Consider the series: $$\sum_{k=0}^{\infty}\frac{1}{k!}$$
Prove that the sequence of partial sums ($s_{n}=\sum_{k=0}^{n}\frac{1} {k!}$) $n>0$ is monotonically increasing.
My approach:
$$s_{1}= 1,\quad s_{2}= 1 + \frac{1}{2},\quad s_{3}= 1 + \frac{1}{2}+ \frac{1}{6}$$
$$\implies s_{1}<s_{2}<s_{3}$$
$$\implies \frac{1}{k!}< \frac{1}{k!(k+1)}< \frac{1}{k!(k+1)(k+2)}$$
Then by definition of monotonically increasing sequence the above mentioned property holds.

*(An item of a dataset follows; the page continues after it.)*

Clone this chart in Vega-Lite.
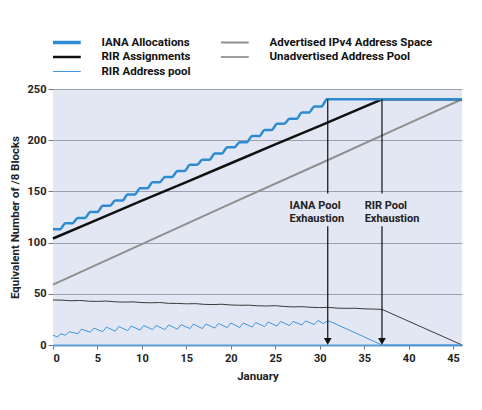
{
  "$schema": "https://vega.github.io/schema/vega-lite/v6.json",
  "width": 409,
  "height": 256,
  "autosize": {"type": "none"},
  "padding": {"left": 53, "top": 89, "right": 20, "bottom": 65},
  "background": "white",
  "config": {
    "font": "Roboto, Liberation Sans, sans-serif",
    "view": {"fill": "#e3e7f4", "stroke": null},
    "axis": {
      "labelFont": "Roboto, Liberation Sans, sans-serif",
      "titleFont": "Roboto, Liberation Sans, sans-serif",
      "labelFontWeight": "bold",
      "labelFontSize": 11,
      "labelColor": "#222222",
      "titleFontWeight": "bold",
      "titleFontSize": 11.5,
      "titleColor": "#222222",
      "tickColor": "#777777"
    },
    "legend": {
      "labelFont": "Roboto, Liberation Sans, sans-serif"
    }
  },
  "datasets": {
    "lines": [
      {"series": "IANA Allocations", "x": 0, "y": 113},
      {"series": "IANA Allocations", "x": 0.8, "y": 113},
      {"series": "IANA Allocations", "x": 1.4, "y": 119},
      {"series": "IANA Allocations", "x": 2.2, "y": 119},
      {"series": "IANA Allocations", "x": 2.8, "y": 124},
      {"series": "IANA Allocations", "x": 3.6, "y": 124},
      {"series": "IANA Allocations", "x": 4.2, "y": 130},
      {"series": "IANA Allocations", "x": 5.0, "y": 130},
      {"series": "IANA Allocations", "x": 5.6, "y": 136},
      {"series": "IANA Allocations", "x": 6.4, "y": 136},
      {"series": "IANA Allocations", "x": 7.0, "y": 141},
      {"series": "IANA Allocations", "x": 7.8, "y": 141},
      {"series": "IANA Allocations", "x": 8.4, "y": 147},
      {"series": "IANA Allocations", "x": 9.2, "y": 147},
      {"series": "IANA Allocations", "x": 9.8, "y": 153},
      {"series": "IANA Allocations", "x": 10.6, "y": 153},
      {"series": "IANA Allocations", "x": 11.2, "y": 159},
      {"series": "IANA Allocations", "x": 12.0, "y": 159},
      {"series": "IANA Allocations", "x": 12.6, "y": 164},
      {"series": "IANA Allocations", "x": 13.4, "y": 164},
      {"series": "IANA Allocations", "x": 14.0, "y": 170},
      {"series": "IANA Allocations", "x": 14.8, "y": 170},
      {"series": "IANA Allocations", "x": 15.4, "y": 176},
      {"series": "IANA Allocations", "x": 16.2, "y": 176},
      {"series": "IANA Allocations", "x": 16.8, "y": 181},
      {"series": "IANA Allocations", "x": 17.6, "y": 181},
      {"series": "IANA Allocations", "x": 18.2, "y": 187},
      {"series": "IANA Allocations", "x": 19.0, "y": 187},
      {"series": "IANA Allocations", "x": 19.6, "y": 193},
      {"series": "IANA Allocations", "x": 20.4, "y": 193},
      {"series": "IANA Allocations", "x": 21.0, "y": 198},
      {"series": "IANA Allocations", "x": 21.8, "y": 198},
      {"series": "IANA Allocations", "x": 22.4, "y": 204},
      {"series": "IANA Allocations", "x": 23.2, "y": 204},
      {"series": "IANA Allocations", "x": 23.8, "y": 210},
      {"series": "IANA Allocations", "x": 24.6, "y": 210},
      {"series": "IANA Allocations", "x": 25.2, "y": 216},
      {"series": "IANA Allocations", "x": 26.0, "y": 216},
      {"series": "IANA Allocations", "x": 26.6, "y": 221},
      {"series": "IANA Allocations", "x": 27.4, "y": 221},
      {"series": "IANA Allocations", "x": 28.0, "y": 227},
      {"series": "IANA Allocations", "x": 28.8, "y": 227},
      {"series": "IANA Allocations", "x": 29.4, "y": 233},
      {"series": "IANA Allocations", "x": 30.2, "y": 233},
      {"series": "IANA Allocations", "x": 30.8, "y": 240},
      {"series": "IANA Allocations", "x": 46, "y": 240},

      {"series": "Advertised IPv4 Address Space", "x": 0, "y": 59},
      {"series": "Advertised IPv4 Address Space", "x": 10, "y": 98.5},
      {"series": "Advertised IPv4 Address Space", "x": 20, "y": 138},
      {"series": "Advertised IPv4 Address Space", "x": 30, "y": 177},
      {"series": "Advertised IPv4 Address Space", "x": 40, "y": 216.5},
      {"series": "Advertised IPv4 Address Space", "x": 46, "y": 240},

      {"series": "RIR Assignments", "x": 0, "y": 104},
      {"series": "RIR Assignments", "x": 5, "y": 122.5},
      {"series": "RIR Assignments", "x": 10, "y": 141},
      {"series": "RIR Assignments", "x": 15, "y": 159},
      {"series": "RIR Assignments", "x": 20, "y": 177.5},
      {"series": "RIR Assignments", "x": 25, "y": 196},
      {"series": "RIR Assignments", "x": 30, "y": 214},
      {"series": "RIR Assignments", "x": 35, "y": 232.5},
      {"series": "RIR Assignments", "x": 37, "y": 240},
      {"series": "RIR Assignments", "x": 46, "y": 240},

      {"series": "Unadvertised Address Pool", "x": 0, "y": 44},
      {"series": "Unadvertised Address Pool", "x": 1, "y": 43.8},
      {"series": "Unadvertised Address Pool", "x": 2, "y": 43.2},
      {"series": "Unadvertised Address Pool", "x": 3, "y": 43.5},
      {"series": "Unadvertised Address Pool", "x": 4, "y": 42.8},
      {"series": "Unadvertised Address Pool", "x": 5, "y": 42.6},
      {"series": "Unadvertised Address Pool", "x": 6, "y": 42.9},
      {"series": "Unadvertised Address Pool", "x": 7, "y": 42.2},
      {"series": "Unadvertised Address Pool", "x": 8, "y": 41.9},
      {"series": "Unadvertised Address Pool", "x": 9, "y": 42.1},
      {"series": "Unadvertised Address Pool", "x": 10, "y": 41.4},
      {"series": "Unadvertised Address Pool", "x": 11, "y": 41.2},
      {"series": "Unadvertised Address Pool", "x": 12, "y": 41.5},
      {"series": "Unadvertised Address Pool", "x": 13, "y": 40.7},
      {"series": "Unadvertised Address Pool", "x": 14, "y": 40.6},
      {"series": "Unadvertised Address Pool", "x": 15, "y": 40.2},
      {"series": "Unadvertised Address Pool", "x": 16, "y": 40.4},
      {"series": "Unadvertised Address Pool", "x": 17, "y": 39.7},
      {"series": "Unadvertised Address Pool", "x": 18, "y": 39.5},
      {"series": "Unadvertised Address Pool", "x": 19, "y": 39.8},
      {"series": "Unadvertised Address Pool", "x": 20, "y": 39.1},
      {"series": "Unadvertised Address Pool", "x": 21, "y": 38.8},
      {"series": "Unadvertised Address Pool", "x": 22, "y": 38.9},
      {"series": "Unadvertised Address Pool", "x": 23, "y": 38.3},
      {"series": "Unadvertised Address Pool", "x": 24, "y": 38.1},
      {"series": "Unadvertised Address Pool", "x": 25, "y": 38.4},
      {"series": "Unadvertised Address Pool", "x": 26, "y": 37.6},
      {"series": "Unadvertised Address Pool", "x": 27, "y": 37.2},
      {"series": "Unadvertised Address Pool", "x": 28, "y": 37.4},
      {"series": "Unadvertised Address Pool", "x": 29, "y": 36.8},
      {"series": "Unadvertised Address Pool", "x": 30, "y": 36.5},
      {"series": "Unadvertised Address Pool", "x": 31, "y": 36.7},
      {"series": "Unadvertised Address Pool", "x": 32, "y": 36.0},
      {"series": "Unadvertised Address Pool", "x": 33, "y": 35.8},
      {"series": "Unadvertised Address Pool", "x": 34, "y": 35.9},
      {"series": "Unadvertised Address Pool", "x": 35, "y": 35.3},
      {"series": "Unadvertised Address Pool", "x": 36, "y": 35.1},
      {"series": "Unadvertised Address Pool", "x": 37, "y": 34.8},
      {"series": "Unadvertised Address Pool", "x": 46, "y": 0},

      {"series": "RIR Address pool", "x": 0, "y": 9.5},
      {"series": "RIR Address pool", "x": 0.5, "y": 8},
      {"series": "RIR Address pool", "x": 0.9, "y": 11},
      {"series": "RIR Address pool", "x": 1.4, "y": 9.5},
      {"series": "RIR Address pool", "x": 1.8, "y": 13},
      {"series": "RIR Address pool", "x": 2.8, "y": 11},
      {"series": "RIR Address pool", "x": 3.2, "y": 15.5},
      {"series": "RIR Address pool", "x": 4.2, "y": 12.5},
      {"series": "RIR Address pool", "x": 4.6, "y": 16.5},
      {"series": "RIR Address pool", "x": 5.6, "y": 13},
      {"series": "RIR Address pool", "x": 6.0, "y": 17.5},
      {"series": "RIR Address pool", "x": 7.0, "y": 13.5},
      {"series": "RIR Address pool", "x": 7.4, "y": 18},
      {"series": "RIR Address pool", "x": 8.4, "y": 14},
      {"series": "RIR Address pool", "x": 8.8, "y": 18.5},
      {"series": "RIR Address pool", "x": 9.8, "y": 14.5},
      {"series": "RIR Address pool", "x": 10.2, "y": 19},
      {"series": "RIR Address pool", "x": 11.2, "y": 15},
      {"series": "RIR Address pool", "x": 11.6, "y": 19},
      {"series": "RIR Address pool", "x": 12.6, "y": 15},
      {"series": "RIR Address pool", "x": 13.0, "y": 19.5},
      {"series": "RIR Address pool", "x": 14.0, "y": 15.5},
      {"series": "RIR Address pool", "x": 14.4, "y": 20},
      {"series": "RIR Address pool", "x": 15.4, "y": 16},
      {"series": "RIR Address pool", "x": 15.8, "y": 20.5},
      {"series": "RIR Address pool", "x": 16.8, "y": 16},
      {"series": "RIR Address pool", "x": 17.2, "y": 20.5},
      {"series": "RIR Address pool", "x": 18.2, "y": 16.5},
      {"series": "RIR Address pool", "x": 18.6, "y": 21},
      {"series": "RIR Address pool", "x": 19.6, "y": 17},
      {"series": "RIR Address pool", "x": 20.0, "y": 21.5},
      {"series": "RIR Address pool", "x": 21.0, "y": 17},
      {"series": "RIR Address pool", "x": 21.4, "y": 21.5},
      {"series": "RIR Address pool", "x": 22.4, "y": 17.5},
      {"series": "RIR Address pool", "x": 22.8, "y": 22},
      {"series": "RIR Address pool", "x": 23.8, "y": 18},
      {"series": "RIR Address pool", "x": 24.2, "y": 22.5},
      {"series": "RIR Address pool", "x": 25.2, "y": 18.5},
      {"series": "RIR Address pool", "x": 25.6, "y": 23},
      {"series": "RIR Address pool", "x": 26.6, "y": 19},
      {"series": "RIR Address pool", "x": 27.0, "y": 23},
      {"series": "RIR Address pool", "x": 28.0, "y": 19.5},
      {"series": "RIR Address pool", "x": 28.4, "y": 23.5},
      {"series": "RIR Address pool", "x": 29.4, "y": 20},
      {"series": "RIR Address pool", "x": 29.8, "y": 24},
      {"series": "RIR Address pool", "x": 30.4, "y": 21},
      {"series": "RIR Address pool", "x": 30.9, "y": 23.5},
      {"series": "RIR Address pool", "x": 31.3, "y": 22.5},
      {"series": "RIR Address pool", "x": 37, "y": 0},
      {"series": "RIR Address pool", "x": 46, "y": 0}
    ],
    "arrows": [
      {"x": 30.9, "y": 240, "y2": 148},
      {"x": 30.9, "y": 116, "y2": 5},
      {"x": 37, "y": 240, "y2": 148},
      {"x": 37, "y": 116, "y2": 5}
    ],
    "heads": [
      {"x": 30.9, "y": 3.5},
      {"x": 37, "y": 3.5}
    ],
    "notes": [
      {"x": 26.6, "y": 136, "label": "IANA Pool\nExhaustion"},
      {"x": 35.05, "y": 136, "label": "RIR Pool\nExhaustion"}
    ]
  },
  "layer": [
    {
      "data": {"name": "lines"},
      "transform": [{"filter": "datum.series != 'IANA Allocations'"}],
      "mark": {"type": "line", "interpolate": "linear"},
      "encoding": {
        "x": {
          "field": "x",
          "type": "quantitative",
          "scale": {"domain": [0, 46], "nice": false, "zero": false},
          "axis": {
            "values": [0, 5, 10, 15, 20, 25, 30, 35, 40, 45],
            "title": "January",
            "grid": false,
            "domainColor": "#5b9ad6",
            "domainWidth": 2,
            "tickSize": 4,
            "labelPadding": 3,
            "titlePadding": 7
          }
        },
        "y": {
          "field": "y",
          "type": "quantitative",
          "scale": {"domain": [0, 250], "nice": false},
          "axis": {
            "values": [0, 50, 100, 150, 200, 250],
            "title": "Equivalent Number of /8 Blocks",
            "grid": true,
            "gridColor": "#9aa0b0",
            "gridWidth": 1,
            "domain": false,
            "tickSize": 5,
            "labelPadding": 2,
            "titlePadding": 7
          }
        },
        "color": {
          "field": "series",
          "type": "nominal",
          "scale": {
            "domain": ["IANA Allocations", "RIR Assignments", "RIR Address pool", "Advertised IPv4 Address Space", "Unadvertised Address Pool"],
            "range": ["#2d8bd2", "#111111", "#3f95dd", "#8f8f8f", "#3a3a3a"]
          },
          "legend": {
            "title": null,
            "orient": "none",
            "legendX": 0,
            "legendY": -53,
            "columns": 2,
            "symbolType": "stroke",
            "symbolSize": 1936,
            "clipHeight": 13,
            "rowPadding": 1.5,
            "columnPadding": 30,
            "labelFontSize": 11.5,
            "labelFontWeight": "bold",
            "labelColor": "#111111",
            "labelOffset": 37,
            "labelLimit": 300,
            "encoding": {
              "symbols": {
                "strokeWidth": {"value": {"expr": "datum.value == 'IANA Allocations' ? 3.5 : datum.value == 'RIR Assignments' ? 2.5 : datum.value == 'Advertised IPv4 Address Space' ? 2 : 1.2"}}
              }
            }
          }
        },
        "strokeWidth": {
          "field": "series",
          "type": "nominal",
          "scale": {
            "type": "ordinal",
            "domain": ["IANA Allocations", "RIR Assignments", "RIR Address pool", "Advertised IPv4 Address Space", "Unadvertised Address Pool"],
            "range": [3.5, 2.5, 1, 2, 1]
          },
          "legend": null
        }
      }
    },
    {
      "data": {"name": "lines"},
      "transform": [{"filter": "datum.series == 'IANA Allocations'"}],
      "mark": {"type": "line", "interpolate": "monotone"},
      "encoding": {
        "x": {"field": "x", "type": "quantitative"},
        "y": {"field": "y", "type": "quantitative"},
        "color": {"field": "series", "type": "nominal"},
        "strokeWidth": {"field": "series", "type": "nominal", "legend": null}
      }
    },
    {
      "data": {"name": "arrows"},
      "mark": {"type": "rule", "color": "#111111", "strokeWidth": 1.2},
      "encoding": {
        "x": {"field": "x", "type": "quantitative"},
        "y": {"field": "y", "type": "quantitative"},
        "y2": {"field": "y2"}
      }
    },
    {
      "data": {"name": "heads"},
      "mark": {"type": "point", "shape": "triangle-down", "filled": true, "color": "#111111", "size": 60, "opacity": 1},
      "encoding": {
        "x": {"field": "x", "type": "quantitative"},
        "y": {"field": "y", "type": "quantitative"}
      }
    },
    {
      "data": {"name": "notes"},
      "mark": {"type": "text", "align": "left", "baseline": "middle", "lineBreak": "\n", "lineHeight": 13, "fontSize": 11, "fontWeight": "bold", "color": "#222222"},
      "encoding": {
        "x": {"field": "x", "type": "quantitative"},
        "y": {"field": "y", "type": "quantitative"},
        "text": {"field": "label"}
      }
    },
    {
      "mark": {"type": "rule", "color": "#8db3dd", "strokeWidth": 3},
      "encoding": {"y": {"datum": 250}}
    },
    {
      "mark": {"type": "rule", "color": "#3d8ed6", "strokeWidth": 3},
      "encoding": {"x": {"datum": 46}}
    }
  ]
}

https://en.wikipedia.org/wiki/Sequence#Increasing_and_decreasing
Now I'm just not sure if that's enough to prove this.
Do I have to show by induction that $\frac{1}{k!}<\frac{1}{k!(k+1)}$ holds or is it clear?
Best Answer
You could prove this by induction.
First, prove the base case: the summation when $n=2$ is greater than the summation when $n=1$
Then, assume this is true for all $m<n$.
Need to show this holds for $n+1$ and $n$.
$\sum_{k=0}^{n+1}\frac{1}{k!}=(\sum_{k=0}^{n}\frac{1}{k!})+\frac{1}{(1+n)!}>\sum_{k=0}^{n}\frac{1}{k!}$
So it holds for $n+1$ and $n$.
Thus by induction, your proposition holds.